WHAT YOU WILL DO >> Write the material out again in full, exactly.
— Start of DATA SHOWN —
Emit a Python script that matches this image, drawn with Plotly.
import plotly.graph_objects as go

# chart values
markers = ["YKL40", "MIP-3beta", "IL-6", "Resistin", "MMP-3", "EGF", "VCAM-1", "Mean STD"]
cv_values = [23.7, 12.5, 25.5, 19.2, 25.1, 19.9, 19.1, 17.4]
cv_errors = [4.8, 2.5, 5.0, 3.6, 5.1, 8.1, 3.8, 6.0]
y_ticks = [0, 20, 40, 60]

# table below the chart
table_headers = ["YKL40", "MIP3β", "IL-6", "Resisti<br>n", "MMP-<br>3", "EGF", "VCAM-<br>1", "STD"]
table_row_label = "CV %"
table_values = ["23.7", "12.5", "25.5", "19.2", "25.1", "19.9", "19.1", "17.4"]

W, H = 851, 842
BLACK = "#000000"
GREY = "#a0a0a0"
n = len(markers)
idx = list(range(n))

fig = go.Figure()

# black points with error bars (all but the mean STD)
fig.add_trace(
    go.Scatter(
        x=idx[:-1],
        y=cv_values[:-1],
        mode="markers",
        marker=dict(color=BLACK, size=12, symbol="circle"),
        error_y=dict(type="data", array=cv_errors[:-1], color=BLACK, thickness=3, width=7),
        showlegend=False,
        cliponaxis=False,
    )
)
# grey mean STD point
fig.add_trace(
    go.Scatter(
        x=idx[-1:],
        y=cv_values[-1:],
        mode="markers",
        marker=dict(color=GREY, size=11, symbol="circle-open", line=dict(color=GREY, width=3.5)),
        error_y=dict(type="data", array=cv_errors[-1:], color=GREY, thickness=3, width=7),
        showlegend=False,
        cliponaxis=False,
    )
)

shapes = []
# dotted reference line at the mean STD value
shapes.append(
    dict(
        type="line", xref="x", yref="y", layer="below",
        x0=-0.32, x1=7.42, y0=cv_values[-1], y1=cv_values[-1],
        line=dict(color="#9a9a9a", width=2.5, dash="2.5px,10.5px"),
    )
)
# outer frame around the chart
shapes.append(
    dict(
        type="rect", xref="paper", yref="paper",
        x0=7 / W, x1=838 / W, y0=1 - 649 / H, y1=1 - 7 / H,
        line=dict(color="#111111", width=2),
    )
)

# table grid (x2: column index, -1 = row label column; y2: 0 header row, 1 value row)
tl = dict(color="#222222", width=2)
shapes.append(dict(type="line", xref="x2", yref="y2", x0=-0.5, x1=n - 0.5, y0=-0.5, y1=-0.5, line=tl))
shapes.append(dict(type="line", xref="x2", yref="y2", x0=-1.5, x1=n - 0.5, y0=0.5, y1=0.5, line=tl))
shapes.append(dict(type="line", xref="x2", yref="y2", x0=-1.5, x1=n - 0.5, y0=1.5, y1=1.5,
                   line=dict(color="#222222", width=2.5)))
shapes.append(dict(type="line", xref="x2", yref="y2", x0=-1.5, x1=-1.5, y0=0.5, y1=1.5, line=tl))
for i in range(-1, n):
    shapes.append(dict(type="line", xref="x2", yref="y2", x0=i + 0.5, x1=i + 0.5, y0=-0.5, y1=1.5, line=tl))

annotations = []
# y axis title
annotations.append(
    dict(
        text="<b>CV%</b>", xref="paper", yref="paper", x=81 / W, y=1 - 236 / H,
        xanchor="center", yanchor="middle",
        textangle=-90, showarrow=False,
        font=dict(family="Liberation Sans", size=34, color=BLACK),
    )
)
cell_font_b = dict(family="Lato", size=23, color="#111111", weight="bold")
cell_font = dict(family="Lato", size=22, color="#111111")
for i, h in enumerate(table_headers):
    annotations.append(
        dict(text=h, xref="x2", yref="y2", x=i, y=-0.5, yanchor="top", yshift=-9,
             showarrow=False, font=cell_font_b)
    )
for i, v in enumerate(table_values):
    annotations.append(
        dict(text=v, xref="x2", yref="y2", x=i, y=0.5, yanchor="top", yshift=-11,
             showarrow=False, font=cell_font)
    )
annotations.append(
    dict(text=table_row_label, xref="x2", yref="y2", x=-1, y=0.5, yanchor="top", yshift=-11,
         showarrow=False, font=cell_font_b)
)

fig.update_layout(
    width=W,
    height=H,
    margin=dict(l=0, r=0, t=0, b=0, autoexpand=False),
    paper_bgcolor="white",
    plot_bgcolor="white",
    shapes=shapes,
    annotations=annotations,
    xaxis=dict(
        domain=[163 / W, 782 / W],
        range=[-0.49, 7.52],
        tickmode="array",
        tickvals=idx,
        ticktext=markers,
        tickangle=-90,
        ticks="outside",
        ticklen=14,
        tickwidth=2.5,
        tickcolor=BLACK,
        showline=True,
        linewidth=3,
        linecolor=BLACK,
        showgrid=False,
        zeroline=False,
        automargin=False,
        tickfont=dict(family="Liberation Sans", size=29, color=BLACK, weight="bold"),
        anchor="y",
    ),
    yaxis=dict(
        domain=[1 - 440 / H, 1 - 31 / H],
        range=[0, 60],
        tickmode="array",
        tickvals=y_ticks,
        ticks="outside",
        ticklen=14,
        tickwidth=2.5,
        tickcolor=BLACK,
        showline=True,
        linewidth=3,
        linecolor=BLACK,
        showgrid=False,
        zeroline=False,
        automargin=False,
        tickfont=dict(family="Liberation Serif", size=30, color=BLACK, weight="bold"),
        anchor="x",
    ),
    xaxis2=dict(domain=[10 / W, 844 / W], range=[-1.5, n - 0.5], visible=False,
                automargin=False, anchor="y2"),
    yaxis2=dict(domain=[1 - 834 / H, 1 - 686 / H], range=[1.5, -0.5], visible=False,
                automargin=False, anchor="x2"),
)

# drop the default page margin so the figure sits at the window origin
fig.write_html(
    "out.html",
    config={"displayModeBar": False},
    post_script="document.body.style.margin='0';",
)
— End of DATA SHOWN —
ANSWER TO THE TASK >>
Emit a Python script that matches this image, drawn with Plotly.
import plotly.graph_objects as go

# chart values
markers = ["YKL40", "MIP-3beta", "IL-6", "Resistin", "MMP-3", "EGF", "VCAM-1", "Mean STD"]
cv_values = [23.7, 12.5, 25.5, 19.2, 25.1, 19.9, 19.1, 17.4]
cv_errors = [4.8, 2.5, 5.0, 3.6, 5.1, 8.1, 3.8, 6.0]
y_ticks = [0, 20, 40, 60]

# table below the chart
table_headers = ["YKL40", "MIP3β", "IL-6", "Resisti<br>n", "MMP-<br>3", "EGF", "VCAM-<br>1", "STD"]
table_row_label = "CV %"
table_values = ["23.7", "12.5", "25.5", "19.2", "25.1", "19.9", "19.1", "17.4"]

W, H = 851, 842
BLACK = "#000000"
GREY = "#a0a0a0"
n = len(markers)
idx = list(range(n))

fig = go.Figure()

# black points with error bars (all but the mean STD)
fig.add_trace(
    go.Scatter(
        x=idx[:-1],
        y=cv_values[:-1],
        mode="markers",
        marker=dict(color=BLACK, size=12, symbol="circle"),
        error_y=dict(type="data", array=cv_errors[:-1], color=BLACK, thickness=3, width=7),
        showlegend=False,
        cliponaxis=False,
    )
)
# grey mean STD point
fig.add_trace(
    go.Scatter(
        x=idx[-1:],
        y=cv_values[-1:],
        mode="markers",
        marker=dict(color=GREY, size=11, symbol="circle-open", line=dict(color=GREY, width=3.5)),
        error_y=dict(type="data", array=cv_errors[-1:], color=GREY, thickness=3, width=7),
        showlegend=False,
        cliponaxis=False,
    )
)

shapes = []
# dotted reference line at the mean STD value
shapes.append(
    dict(
        type="line", xref="x", yref="y", layer="below",
        x0=-0.32, x1=7.42, y0=cv_values[-1], y1=cv_values[-1],
        line=dict(color="#9a9a9a", width=2.5, dash="2.5px,10.5px"),
    )
)
# outer frame around the chart
shapes.append(
    dict(
        type="rect", xref="paper", yref="paper",
        x0=7 / W, x1=838 / W, y0=1 - 649 / H, y1=1 - 7 / H,
        line=dict(color="#111111", width=2),
    )
)

# table grid (x2: column index, -1 = row label column; y2: 0 header row, 1 value row)
tl = dict(color="#222222", width=2)
shapes.append(dict(type="line", xref="x2", yref="y2", x0=-0.5, x1=n - 0.5, y0=-0.5, y1=-0.5, line=tl))
shapes.append(dict(type="line", xref="x2", yref="y2", x0=-1.5, x1=n - 0.5, y0=0.5, y1=0.5, line=tl))
shapes.append(dict(type="line", xref="x2", yref="y2", x0=-1.5, x1=n - 0.5, y0=1.5, y1=1.5,
                   line=dict(color="#222222", width=2.5)))
shapes.append(dict(type="line", xref="x2", yref="y2", x0=-1.5, x1=-1.5, y0=0.5, y1=1.5, line=tl))
for i in range(-1, n):
    shapes.append(dict(type="line", xref="x2", yref="y2", x0=i + 0.5, x1=i + 0.5, y0=-0.5, y1=1.5, line=tl))

annotations = []
# y axis title
annotations.append(
    dict(
        text="<b>CV%</b>", xref="paper", yref="paper", x=81 / W, y=1 - 236 / H,
        xanchor="center", yanchor="middle",
        textangle=-90, showarrow=False,
        font=dict(family="Liberation Sans", size=34, color=BLACK),
    )
)
cell_font_b = dict(family="Lato", size=23, color="#111111", weight="bold")
cell_font = dict(family="Lato", size=22, color="#111111")
for i, h in enumerate(table_headers):
    annotations.append(
        dict(text=h, xref="x2", yref="y2", x=i, y=-0.5, yanchor="top", yshift=-9,
             showarrow=False, font=cell_font_b)
    )
for i, v in enumerate(table_values):
    annotations.append(
        dict(text=v, xref="x2", yref="y2", x=i, y=0.5, yanchor="top", yshift=-11,
             showarrow=False, font=cell_font)
    )
annotations.append(
    dict(text=table_row_label, xref="x2", yref="y2", x=-1, y=0.5, yanchor="top", yshift=-11,
         showarrow=False, font=cell_font_b)
)

fig.update_layout(
    width=W,
    height=H,
    margin=dict(l=0, r=0, t=0, b=0, autoexpand=False),
    paper_bgcolor="white",
    plot_bgcolor="white",
    shapes=shapes,
    annotations=annotations,
    xaxis=dict(
        domain=[163 / W, 782 / W],
        range=[-0.49, 7.52],
        tickmode="array",
        tickvals=idx,
        ticktext=markers,
        tickangle=-90,
        ticks="outside",
        ticklen=14,
        tickwidth=2.5,
        tickcolor=BLACK,
        showline=True,
        linewidth=3,
        linecolor=BLACK,
        showgrid=False,
        zeroline=False,
        automargin=False,
        tickfont=dict(family="Liberation Sans", size=29, color=BLACK, weight="bold"),
        anchor="y",
    ),
    yaxis=dict(
        domain=[1 - 440 / H, 1 - 31 / H],
        range=[0, 60],
        tickmode="array",
        tickvals=y_ticks,
        ticks="outside",
        ticklen=14,
        tickwidth=2.5,
        tickcolor=BLACK,
        showline=True,
        linewidth=3,
        linecolor=BLACK,
        showgrid=False,
        zeroline=False,
        automargin=False,
        tickfont=dict(family="Liberation Serif", size=30, color=BLACK, weight="bold"),
        anchor="x",
    ),
    xaxis2=dict(domain=[10 / W, 844 / W], range=[-1.5, n - 0.5], visible=False,
                automargin=False, anchor="y2"),
    yaxis2=dict(domain=[1 - 834 / H, 1 - 686 / H], range=[1.5, -0.5], visible=False,
                automargin=False, anchor="x2"),
)

# drop the default page margin so the figure sits at the window origin
fig.write_html(
    "out.html",
    config={"displayModeBar": False},
    post_script="document.body.style.margin='0';",
)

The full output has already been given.